I hate to simply echo what's being said all over the Internet, but this is one of the finest pieces of television in recent years. It's extraordinary.
We're shown from the framing device at the start that this episode will be different; this time it is Lance, not Henry, in the supermarket. And Russell T Davies gives the game away from the start with a caption: "Lance Edward Armstrong, 1966-2015".
Davies, in a recent interview with the Radio Times, has likened the structure of this episode to Lance's life flashing before his eyes in those last few seconds after the golf club connects. More than half the episode takes place before the start of the series, including Lance's getting together with Henry and the early part of their relationship, from his perspective. But the heart of these early scenes are in Lance's early scenes, his discovery of his sexuality, the difficult coming out and the slow acceptance, Christmas by Christmas, of his father. There is tragedy, too, with the childhood loss of Lance's mother and the loss of a partner to AIDS. All of this rounds Kance as a character and, of course, gets us to emphasise with him so that his death will hurt more.

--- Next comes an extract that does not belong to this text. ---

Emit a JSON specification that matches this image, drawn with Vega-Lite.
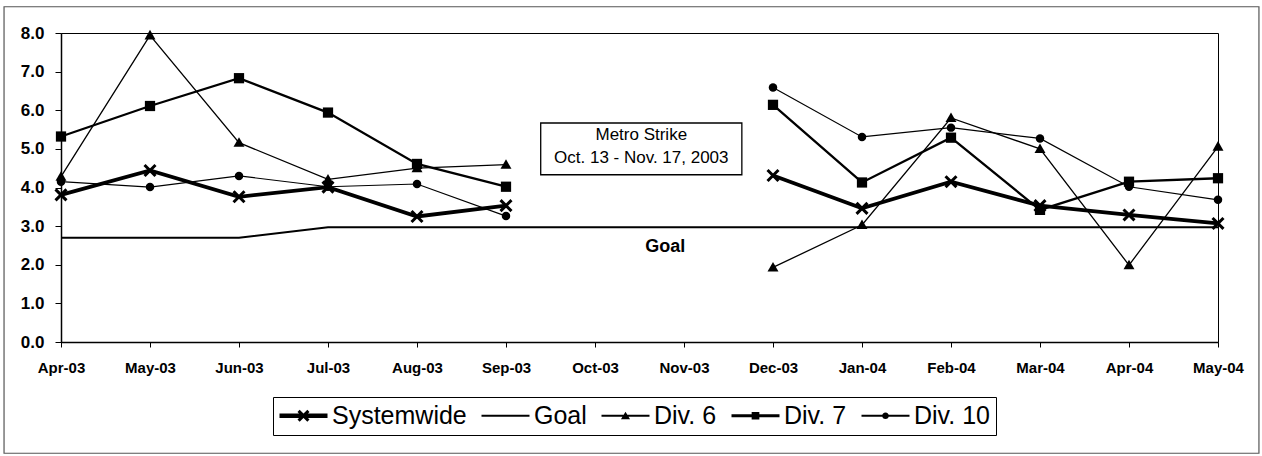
{
  "$schema": "https://vega.github.io/schema/vega-lite/v6.json",
  "width": 1157,
  "height": 309,
  "autosize": {"type": "none"},
  "padding": {"left": 61, "top": 33, "right": 44, "bottom": 114},
  "background": "white",
  "config": {
    "font": "Liberation Sans",
    "view": {"stroke": "black", "strokeWidth": 1},
    "axis": {"grid": false, "domainColor": "black", "tickColor": "black", "labelColor": "black", "labelFontWeight": "bold", "labelFont": "Liberation Sans"},
    "axisY": {"labelOverlap": false, "labelFontSize": 17, "tickSize": 6, "labelPadding": 11, "domainWidth": 1.5}
  },
  "datasets": {
    "d": [
      {"month": "Apr-03", "series": "Systemwide", "seg": "a", "value": 3.81},
      {"month": "May-03", "series": "Systemwide", "seg": "a", "value": 4.44},
      {"month": "Jun-03", "series": "Systemwide", "seg": "a", "value": 3.76},
      {"month": "Jul-03", "series": "Systemwide", "seg": "a", "value": 4.01},
      {"month": "Aug-03", "series": "Systemwide", "seg": "a", "value": 3.25},
      {"month": "Sep-03", "series": "Systemwide", "seg": "a", "value": 3.53},
      {"month": "Dec-03", "series": "Systemwide", "seg": "b", "value": 4.31},
      {"month": "Jan-04", "series": "Systemwide", "seg": "b", "value": 3.46},
      {"month": "Feb-04", "series": "Systemwide", "seg": "b", "value": 4.15},
      {"month": "Mar-04", "series": "Systemwide", "seg": "b", "value": 3.53},
      {"month": "Apr-04", "series": "Systemwide", "seg": "b", "value": 3.29},
      {"month": "May-04", "series": "Systemwide", "seg": "b", "value": 3.07},
      {"month": "Apr-03", "series": "Goal", "seg": "a", "value": 2.7},
      {"month": "May-03", "series": "Goal", "seg": "a", "value": 2.7},
      {"month": "Jun-03", "series": "Goal", "seg": "a", "value": 2.7},
      {"month": "Jul-03", "series": "Goal", "seg": "a", "value": 2.97},
      {"month": "Aug-03", "series": "Goal", "seg": "a", "value": 2.97},
      {"month": "Sep-03", "series": "Goal", "seg": "a", "value": 2.97},
      {"month": "Oct-03", "series": "Goal", "seg": "a", "value": 2.97},
      {"month": "Nov-03", "series": "Goal", "seg": "a", "value": 2.97},
      {"month": "Dec-03", "series": "Goal", "seg": "a", "value": 2.97},
      {"month": "Jan-04", "series": "Goal", "seg": "a", "value": 2.97},
      {"month": "Feb-04", "series": "Goal", "seg": "a", "value": 2.97},
      {"month": "Mar-04", "series": "Goal", "seg": "a", "value": 2.97},
      {"month": "Apr-04", "series": "Goal", "seg": "a", "value": 2.97},
      {"month": "May-04", "series": "Goal", "seg": "a", "value": 2.97},
      {"month": "Apr-03", "series": "Div. 6", "seg": "a", "value": 4.28},
      {"month": "May-03", "series": "Div. 6", "seg": "a", "value": 7.94},
      {"month": "Jun-03", "series": "Div. 6", "seg": "a", "value": 5.16},
      {"month": "Jul-03", "series": "Div. 6", "seg": "a", "value": 4.21},
      {"month": "Aug-03", "series": "Div. 6", "seg": "a", "value": 4.5},
      {"month": "Sep-03", "series": "Div. 6", "seg": "a", "value": 4.59},
      {"month": "Dec-03", "series": "Div. 6", "seg": "b", "value": 1.93},
      {"month": "Jan-04", "series": "Div. 6", "seg": "b", "value": 3.03},
      {"month": "Feb-04", "series": "Div. 6", "seg": "b", "value": 5.8},
      {"month": "Mar-04", "series": "Div. 6", "seg": "b", "value": 5.0},
      {"month": "Apr-04", "series": "Div. 6", "seg": "b", "value": 1.99},
      {"month": "May-04", "series": "Div. 6", "seg": "b", "value": 5.06},
      {"month": "Apr-03", "series": "Div. 7", "seg": "a", "value": 5.32},
      {"month": "May-03", "series": "Div. 7", "seg": "a", "value": 6.11},
      {"month": "Jun-03", "series": "Div. 7", "seg": "a", "value": 6.83},
      {"month": "Jul-03", "series": "Div. 7", "seg": "a", "value": 5.94},
      {"month": "Aug-03", "series": "Div. 7", "seg": "a", "value": 4.61},
      {"month": "Sep-03", "series": "Div. 7", "seg": "a", "value": 4.02},
      {"month": "Dec-03", "series": "Div. 7", "seg": "b", "value": 6.14},
      {"month": "Jan-04", "series": "Div. 7", "seg": "b", "value": 4.13},
      {"month": "Feb-04", "series": "Div. 7", "seg": "b", "value": 5.29},
      {"month": "Mar-04", "series": "Div. 7", "seg": "b", "value": 3.42},
      {"month": "Apr-04", "series": "Div. 7", "seg": "b", "value": 4.15},
      {"month": "May-04", "series": "Div. 7", "seg": "b", "value": 4.24},
      {"month": "Apr-03", "series": "Div. 10", "seg": "a", "value": 4.15},
      {"month": "May-03", "series": "Div. 10", "seg": "a", "value": 4.01},
      {"month": "Jun-03", "series": "Div. 10", "seg": "a", "value": 4.3},
      {"month": "Jul-03", "series": "Div. 10", "seg": "a", "value": 4.02},
      {"month": "Aug-03", "series": "Div. 10", "seg": "a", "value": 4.09},
      {"month": "Sep-03", "series": "Div. 10", "seg": "a", "value": 3.26},
      {"month": "Dec-03", "series": "Div. 10", "seg": "b", "value": 6.59},
      {"month": "Jan-04", "series": "Div. 10", "seg": "b", "value": 5.31},
      {"month": "Feb-04", "series": "Div. 10", "seg": "b", "value": 5.55},
      {"month": "Mar-04", "series": "Div. 10", "seg": "b", "value": 5.27},
      {"month": "Apr-04", "series": "Div. 10", "seg": "b", "value": 4.02},
      {"month": "May-04", "series": "Div. 10", "seg": "b", "value": 3.68}
    ]
  },
  "layer": [
    {
      "data": {"name": "d"},
      "encoding": {
        "x": {
          "field": "month", "type": "ordinal",
          "scale": {"type": "point", "padding": 0, "domain": ["Apr-03", "May-03", "Jun-03", "Jul-03", "Aug-03", "Sep-03", "Oct-03", "Nov-03", "Dec-03", "Jan-04", "Feb-04", "Mar-04", "Apr-04", "May-04"]},
          "axis": {"title": null, "labelAngle": 0, "labelFontSize": 15, "tickSize": 5, "labelPadding": 13, "domainWidth": 1.5, "labelOverlap": false}
        },
        "y": {
          "field": "value", "type": "quantitative",
          "scale": {"domain": [0, 8]},
          "axis": {"title": null, "values": [0, 1, 2, 3, 4, 5, 6, 7, 8], "format": ".1f", "labelOverlap": false}
        },
        "detail": {"field": "seg", "type": "nominal"}
      },
      "layer": [
        {
          "transform": [{"filter": "datum.series === 'Goal'"}],
          "mark": {"type": "line", "color": "black", "strokeWidth": 1.9}
        },
        {
          "transform": [{"filter": "datum.series === 'Div. 10'"}],
          "mark": {"type": "line", "color": "black", "strokeWidth": 1.2,
            "point": {"shape": "circle", "size": 72, "filled": true, "color": "black", "opacity": 1}}
        },
        {
          "transform": [{"filter": "datum.series === 'Div. 6'"}],
          "mark": {"type": "line", "color": "black", "strokeWidth": 1.3,
            "point": {"shape": "M0,-1L1,0.75L-1,0.75Z", "size": 120, "filled": true, "color": "black", "opacity": 1}}
        },
        {
          "transform": [{"filter": "datum.series === 'Div. 7'"}],
          "mark": {"type": "line", "color": "black", "strokeWidth": 2.3,
            "point": {"shape": "square", "size": 105, "filled": true, "color": "black", "opacity": 1}}
        },
        {
          "transform": [{"filter": "datum.series === 'Systemwide'"}],
          "mark": {"type": "line", "color": "black", "strokeWidth": 3.8,
            "point": {"shape": "M-1,-1L1,1M-1,1L1,-1", "size": 120, "filled": false, "strokeWidth": 3, "color": "black", "opacity": 1}}
        },
        {
          "transform": [{"filter": "false"}],
          "mark": {"type": "point", "filled": true, "color": "black", "opacity": 1},
          "encoding": {
            "shape": {
              "field": "series", "type": "nominal",
              "scale": {
                "domain": ["Systemwide", "Goal", "Div. 6", "Div. 7", "Div. 10"],
                "range": [
                  "M-2,-0.18L2,-0.18L2,0.18L-2,0.18Z M-0.32,-0.5L0.5,0.32L0.32,0.5L-0.5,-0.32Z M-0.5,0.32L0.32,-0.5L0.5,-0.32L-0.32,0.5Z",
                  "M-2,-0.09L2,-0.09L2,0.09L-2,0.09Z",
                  "M-2,-0.09L2,-0.09L2,0.09L-2,0.09Z M0,-0.34L0.38,0.3L-0.38,0.3Z",
                  "M-2,-0.13L2,-0.13L2,0.13L-2,0.13Z M-0.32,-0.32L0.32,-0.32L0.32,0.32L-0.32,0.32Z",
                  "M-2,-0.08L2,-0.08L2,0.08L-2,0.08Z M-0.28,0A0.28 0.28 0 1 1 0.28,0A0.28 0.28 0 1 1 -0.28,0Z"
                ]
              },
              "legend": {
                "orient": "none", "legendX": 212, "legendY": 364, "direction": "horizontal",
                "title": null, "symbolSize": 576, "symbolOffset": 12, "symbolStrokeWidth": 0, "symbolFillColor": "black", "symbolOpacity": 1,
                "labelFontSize": 25, "labelFont": "Liberation Sans", "labelColor": "black",
                "labelOffset": 16, "columnPadding": 14, "padding": 6, "strokeColor": "black",
                "labelLimit": 0, "symbolLimit": 0
              }
            }
          }
        }
      ]
    },
    {
      "data": {"values": [{}]},
      "layer": [
        {
          "mark": {"type": "rect", "fill": null, "stroke": "#555555", "strokeWidth": 1.2, "clip": false},
          "encoding": {
            "x": {"datum": -0.64, "type": "quantitative", "scale": {"domain": [0, 13]}, "axis": null},
            "x2": {"datum": 13.46},
            "y": {"datum": 8.68, "type": "quantitative", "axis": {"title": null, "values": [0, 1, 2, 3, 4, 5, 6, 7, 8], "format": ".1f", "labelOverlap": false}},
            "y2": {"datum": -2.88}
          }
        },
        {
          "mark": {"type": "rect", "fill": "white", "stroke": "black", "strokeWidth": 1.3},
          "encoding": {
            "x": {"datum": 5.39, "type": "quantitative", "axis": null},
            "x2": {"datum": 7.65},
            "y": {"datum": 4.33, "type": "quantitative", "axis": {"title": null, "values": [0, 1, 2, 3, 4, 5, 6, 7, 8], "format": ".1f", "labelOverlap": false}},
            "y2": {"datum": 5.67}
          }
        },
        {
          "mark": {"type": "text", "text": ["Metro Strike", "Oct. 13 - Nov. 17, 2003"], "fontSize": 17, "lineHeight": 23, "align": "center", "baseline": "middle", "font": "Liberation Sans", "color": "black"},
          "encoding": {
            "x": {"datum": 6.52, "type": "quantitative", "axis": null},
            "y": {"datum": 5.36, "type": "quantitative", "axis": {"title": null, "values": [0, 1, 2, 3, 4, 5, 6, 7, 8], "format": ".1f", "labelOverlap": false}}
          }
        },
        {
          "mark": {"type": "text", "text": "Goal", "fontSize": 18, "fontWeight": "bold", "align": "center", "baseline": "middle", "font": "Liberation Sans", "color": "black"},
          "encoding": {
            "x": {"datum": 6.79, "type": "quantitative", "axis": null},
            "y": {"datum": 2.47, "type": "quantitative", "axis": {"title": null, "values": [0, 1, 2, 3, 4, 5, 6, 7, 8], "format": ".1f", "labelOverlap": false}}
          }
        }
      ]
    }
  ],
  "resolve": {"scale": {"x": "independent"}}
}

You're a right bastard of a genius, RTD. This episode feels like a punch in the face to a Eurythmics soundtrack.
It's a huge relief that Henry gets to see Lance before he dies, and to finally tell him that he loves him. Lance doesn't take the proffered olive branch, though, and coldly rebuffs him. Instead he goes off on one final, terrible night out.
Daniel gives out warning signs at every moment, as he always has. His behaviour in Canal Street is extremely disturbing yet, as Lance explains to the strange, unreal ghost of Hazel from Queer as Folk, he's handsome enough to be worth it.
These scenes with Hazel, written as a kind of fairy godmother, are the emotional heart of the episode. The fact that she is a ghost adds a note of unreality; RTD has postulated that, if the whole episode is Lance's life flashing before his eyes, this could be a bit his subconscious has changed. But it's nicely ambiguous, and a nice choice. And dramatically, of course, it's the point of no return.
The final, fateful scenes are in real time, and are masterfully scripted and acted, with Daniel finally acting fully on his suppressed desires, but then lashing out in a fury of denial and gay panic, snuffing out this sweet man whom we have come to know and love. It is sudden, devastating and crafted to hit hard.
And then we have a masterful visual sequence from director Alice Troughton, and tears, and no more Lance. And this is going to leave a huge hole in the world.